Speculation about the company's future has been rife in recent months after a string of poor results. Its suitor declared its hand last week. UK engineering conglomerate Invensys made an agreed offer of £474m for Baan and has promised to turn the vendor's fortunes around within a year.
Invensys intends to become a leader in the "supply and development of integrated business application software" - which sounds like ERP or customer relationship management (CRM) software by another name - so the Baan purchase seems to be an important step along this road.
Invensys already owns US firms Foxboro, which supplies process control systems and ERP software, and Wonderware, supplier of industrial automation software. They were acquired in 1990 and 1998 respectively.
The company also owns ERP software vendor Marcam. Its newly formed software and systems division has a current turnover of $2bn. The unit will be managed by Bruce Henderson, chief executive of the intelligent automation division at Invensys, with Laurens van de Tang, who heads the research and development (R&D) wing at Baan.
Henderson's brief is an indication that Invensys is committed to a strong R&D programme and to Baan's full suite of products. The Baan name will remain and the ERP software vendor will retain its headquarters in the Netherlands.

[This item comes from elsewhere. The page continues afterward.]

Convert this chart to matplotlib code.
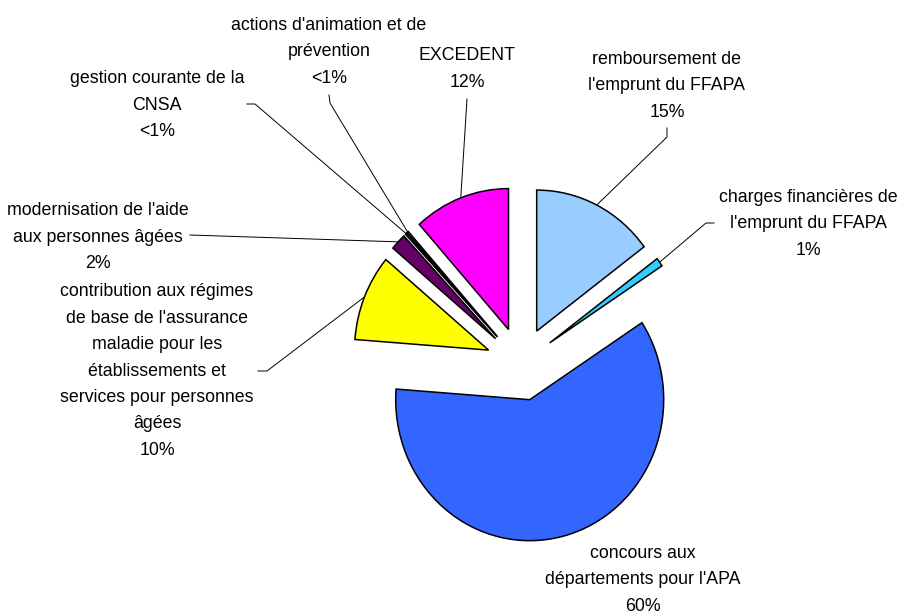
import numpy as np
import matplotlib.pyplot as plt

plt.rcParams['font.family'] = ['Liberation Sans', 'DejaVu Sans']

labels = ["remboursement de\nl'emprunt du FFAPA",
          "charges financières de\nl'emprunt du FFAPA",
          "concours aux\ndépartements pour l'APA",
          "contribution aux régimes\nde base de l'assurance\nmaladie pour les\nétablissements et\nservices pour personnes\nâgées",
          "modernisation de l'aide\naux personnes âgées",
          "gestion courante de la\nCNSA",
          "actions d'animation et de\nprévention",
          "EXCEDENT"]
values = [14.8, 1.0, 60.4, 9.9, 1.9, 0.2, 0.2, 11.6]
colors = ['#99CCFF', '#33CCFF', '#3366FF', '#FFFF00', '#660066',
          '#CCFFFF', '#FFFFCC', '#FF00FF']

# label layout in pixels (from top-left): text centre, then leader path (elbows)
text_pos = [(667, 86), (808, 224), (643, 580), (157, 371),
            (98, 237), (157, 105), (329, 52), (467, 69)]
leader = [[(667, 137), (667, 128)],
          [(706, 223), (714, 223)],
          None,
          [(267, 371), (258, 371)],
          [(190, 235)],
          [(255, 104), (247, 104)],
          [(330, 103), (329, 95)],
          [(467, 99)]]

W, H = 901, 616
K = 141 / 134          # the pie is drawn slightly taller than wide


def Y(py):
    return (H - py) / K


cx, cy, R, EXPL = 521, Y(364), 134, 35

fig = plt.figure(figsize=(9.01, 6.16), dpi=100)
ax = fig.add_axes([0, 0, 1, 1])

wedges, _ = ax.pie(values, colors=colors, startangle=90, counterclock=False,
                   center=(cx, cy), radius=R, explode=[EXPL] * len(values),
                   wedgeprops=dict(edgecolor='black', linewidth=1.1))

total = sum(values)
for i, w in enumerate(wedges):
    pct = values[i] / total * 100
    ptxt = '<1%' if pct < 0.5 else '%d%%' % round(pct)
    tx, ty = text_pos[i]
    ax.text(tx, Y(ty), labels[i] + '\n' + ptxt, ha='center', va='center',
            fontsize=12.8, linespacing=1.72, color='black')
    if leader[i] is not None:
        tm = np.deg2rad((w.theta1 + w.theta2) / 2)
        x0 = w.center[0] + w.r * np.cos(tm)
        y0 = w.center[1] + w.r * np.sin(tm)
        xs = [x0] + [p[0] for p in leader[i]]
        ys = [y0] + [Y(p[1]) for p in leader[i]]
        ax.plot(xs, ys, color='black', lw=0.7)

ax.set_xlim(0, W)
ax.set_ylim(0, H / K)
ax.set_aspect('auto')
ax.axis('off')

fig.savefig('out.png', dpi=100)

To reverse Baan's fortunes in such a short space of time, Invensys plans to implement a rigorous restructuring and cost-management programme, cutting costs by $60m to $120m a quarter by the end of this year. More than 1000 jobs will be lost worldwide.
The channel view
The takeover has been greeted with cautious optimism by the Baan indirect channel. Paul Crowe, sales manager at Cotec, said: "We are still digesting the news, but it's a good move for Baan. It has a very strong product and we have always known it would be bought."
Baan resellers had nothing but praise for the company's UK management in recent months. "Baan has been very good throughout the recent troubles. It has kept us in constant touch with developments, but things were just getting to the stage where customers were becoming worried and asking questions. Baan needed some money in the pot," said Crowe.

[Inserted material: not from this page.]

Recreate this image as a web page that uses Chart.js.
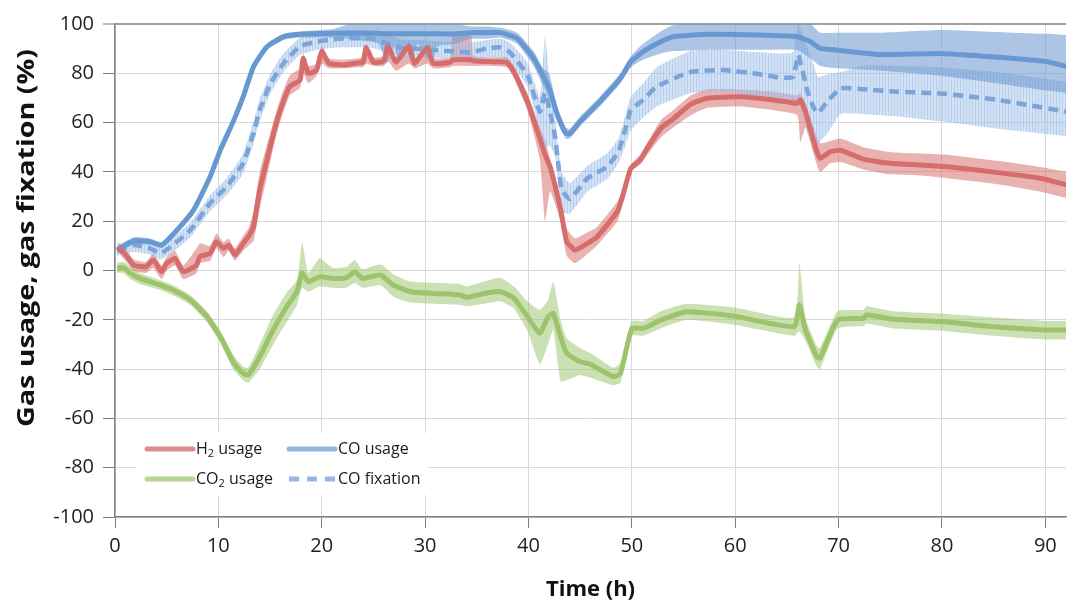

"The product is strong. The price paid certainly makes it a good buy for Invensys. As far as we are concerned, it is a grey cloud that has been lifted," he added.
Peter Gordon, managing director at reseller Advanced Planning Systems, echoed this view. "It's early days really, but a welcome development," he said. "We have found that we haven't really been affected by the troubles at Baan, and it hasn't yet begun to trouble our customer base.

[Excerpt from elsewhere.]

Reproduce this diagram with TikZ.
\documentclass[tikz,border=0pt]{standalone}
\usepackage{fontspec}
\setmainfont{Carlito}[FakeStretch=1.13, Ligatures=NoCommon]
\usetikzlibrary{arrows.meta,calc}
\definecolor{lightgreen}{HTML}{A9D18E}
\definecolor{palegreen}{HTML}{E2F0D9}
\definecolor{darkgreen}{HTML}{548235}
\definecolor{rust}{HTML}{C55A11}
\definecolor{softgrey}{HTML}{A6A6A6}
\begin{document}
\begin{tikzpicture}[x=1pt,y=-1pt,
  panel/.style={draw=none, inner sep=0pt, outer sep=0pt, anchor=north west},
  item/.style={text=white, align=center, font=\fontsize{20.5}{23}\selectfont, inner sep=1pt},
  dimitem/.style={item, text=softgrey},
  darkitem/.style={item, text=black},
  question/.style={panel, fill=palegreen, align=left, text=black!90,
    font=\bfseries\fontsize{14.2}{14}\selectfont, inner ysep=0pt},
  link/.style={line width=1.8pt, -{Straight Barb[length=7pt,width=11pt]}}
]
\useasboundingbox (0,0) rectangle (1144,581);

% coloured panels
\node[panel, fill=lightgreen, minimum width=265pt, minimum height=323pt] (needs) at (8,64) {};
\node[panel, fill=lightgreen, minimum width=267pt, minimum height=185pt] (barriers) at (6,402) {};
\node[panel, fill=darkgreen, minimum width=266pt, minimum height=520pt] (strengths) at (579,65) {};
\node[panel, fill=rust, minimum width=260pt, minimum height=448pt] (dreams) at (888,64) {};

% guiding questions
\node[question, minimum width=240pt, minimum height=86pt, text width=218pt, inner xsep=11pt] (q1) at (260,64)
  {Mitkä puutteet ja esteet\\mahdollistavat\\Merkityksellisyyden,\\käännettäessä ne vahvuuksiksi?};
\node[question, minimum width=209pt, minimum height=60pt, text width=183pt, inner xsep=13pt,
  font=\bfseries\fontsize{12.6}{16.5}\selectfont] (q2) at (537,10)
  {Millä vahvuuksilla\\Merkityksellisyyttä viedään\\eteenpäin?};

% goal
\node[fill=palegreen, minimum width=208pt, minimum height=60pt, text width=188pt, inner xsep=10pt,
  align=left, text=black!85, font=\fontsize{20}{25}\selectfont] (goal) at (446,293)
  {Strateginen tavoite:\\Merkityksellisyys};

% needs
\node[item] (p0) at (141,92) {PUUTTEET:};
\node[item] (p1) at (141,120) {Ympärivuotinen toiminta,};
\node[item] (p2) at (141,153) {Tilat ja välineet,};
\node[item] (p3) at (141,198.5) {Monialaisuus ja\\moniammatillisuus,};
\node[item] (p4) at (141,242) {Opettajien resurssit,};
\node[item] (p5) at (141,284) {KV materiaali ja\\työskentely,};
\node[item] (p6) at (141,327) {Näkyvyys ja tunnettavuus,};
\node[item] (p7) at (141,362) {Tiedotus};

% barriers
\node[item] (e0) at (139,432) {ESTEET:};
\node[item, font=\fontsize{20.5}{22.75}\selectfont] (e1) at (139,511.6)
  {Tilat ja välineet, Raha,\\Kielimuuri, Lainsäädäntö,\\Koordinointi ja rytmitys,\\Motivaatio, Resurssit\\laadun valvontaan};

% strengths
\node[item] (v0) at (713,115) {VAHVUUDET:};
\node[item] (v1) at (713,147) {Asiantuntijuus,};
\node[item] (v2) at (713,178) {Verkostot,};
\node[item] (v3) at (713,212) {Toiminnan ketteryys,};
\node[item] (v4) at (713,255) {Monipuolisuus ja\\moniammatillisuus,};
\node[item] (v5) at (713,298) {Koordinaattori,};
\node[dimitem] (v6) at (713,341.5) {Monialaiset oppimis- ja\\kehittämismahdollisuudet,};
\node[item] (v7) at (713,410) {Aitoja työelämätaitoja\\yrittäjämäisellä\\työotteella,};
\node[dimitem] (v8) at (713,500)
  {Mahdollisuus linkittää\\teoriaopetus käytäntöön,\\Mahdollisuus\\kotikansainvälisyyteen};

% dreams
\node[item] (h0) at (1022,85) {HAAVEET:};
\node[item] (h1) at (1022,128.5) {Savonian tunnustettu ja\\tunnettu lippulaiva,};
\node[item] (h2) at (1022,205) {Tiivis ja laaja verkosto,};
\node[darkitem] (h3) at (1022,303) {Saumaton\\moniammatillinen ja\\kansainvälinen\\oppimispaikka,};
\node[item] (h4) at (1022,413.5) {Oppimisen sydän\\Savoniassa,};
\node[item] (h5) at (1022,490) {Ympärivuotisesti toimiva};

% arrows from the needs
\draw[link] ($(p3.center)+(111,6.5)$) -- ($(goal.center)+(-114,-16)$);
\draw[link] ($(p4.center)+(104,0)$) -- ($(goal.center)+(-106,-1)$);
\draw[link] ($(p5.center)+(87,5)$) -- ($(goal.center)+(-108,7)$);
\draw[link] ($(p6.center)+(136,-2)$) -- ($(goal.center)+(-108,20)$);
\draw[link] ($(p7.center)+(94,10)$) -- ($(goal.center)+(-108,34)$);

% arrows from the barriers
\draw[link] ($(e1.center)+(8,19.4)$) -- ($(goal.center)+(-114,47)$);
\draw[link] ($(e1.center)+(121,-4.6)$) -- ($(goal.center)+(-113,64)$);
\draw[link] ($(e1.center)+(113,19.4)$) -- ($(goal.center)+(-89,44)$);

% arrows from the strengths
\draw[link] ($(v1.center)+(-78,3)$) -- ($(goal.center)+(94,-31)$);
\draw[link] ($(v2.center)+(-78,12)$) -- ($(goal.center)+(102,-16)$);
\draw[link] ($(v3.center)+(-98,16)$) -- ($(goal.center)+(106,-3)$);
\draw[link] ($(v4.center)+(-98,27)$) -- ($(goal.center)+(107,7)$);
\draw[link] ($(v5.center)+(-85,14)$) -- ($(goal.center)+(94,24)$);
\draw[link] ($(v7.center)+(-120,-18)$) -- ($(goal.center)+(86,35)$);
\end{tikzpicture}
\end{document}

"We always thought the technology was here to stay, and so did the people that we dealt with at Baan. Our chain of command has always been solid. Whether Invensys is the right partner remains to be seen, but provided our support from the company continues as it has, then we're confident about the future."
Too much, too young?
While the IT industry and Baan's investors may find this a happy outcome, analysts and the City take a somewhat different view. Invensys, which was formed from the merger of BTR and Siebe 18 months ago, saw its share price slide initially by more than 10 per cent. It seems that analysts believe it may be too soon for Invensys to be doing deals, as it still has to undergo further restructuring and job cuts itself.
There is also a feeling that Invensys may have bitten off more than it can chew. Baan is in quite a mess. Analyst firm Gartner said companies considering Baan for ERP, CRM or supply chain management should put their evaluation on hold for the time being, and any businesses in the early stage of implementation should halve their projects.
"Overall, when considering Baan, service users should prepare to be as self-sufficient as possible," said Gartner.
Analyst Richard Holway said: "We think this deal does make sense. Baan was unlikely to survive much longer at current speed. For Invensys, turning a woefully mismanaged Baan into profit within a year will be no mean feat."
Investors and customers "will need to see a credible plan before we become 'believers'. The problem will be to convince the market that a corporate such as Invensys can also run a successful global software and services business?" he added.
But Invensys remains bullish about Baan's prospects. Announcing the deal last week, chief executive Allen Yurko said there would be an acceleration in the ERP and CRM markets. "Baan's strengths are similar to ours - it has a strong brand loyalty," he said.
The Baan storm
- The vendor's problems started in 1996 when it decided to take on SAP in the enterprise resource planning (ERP) market by acquiring the companies and technologies it needed.
- In 1997 and 1998, Baan bought Aurum, Coda and Cap Logistics. After investing $80m in Coda, the vendor eventually sold it in April this year to Science Systems for $49m.
- By summer 1998, industry analysts had complained so loudly that the brothers who had founded Baan were forced out. The ERP giant had to write off $250m to deal with this.
- By this year, Baan had posted seven consecutive loss-making quarters and seen four chief executives come and go in two years. It incurred losses of £180m last year.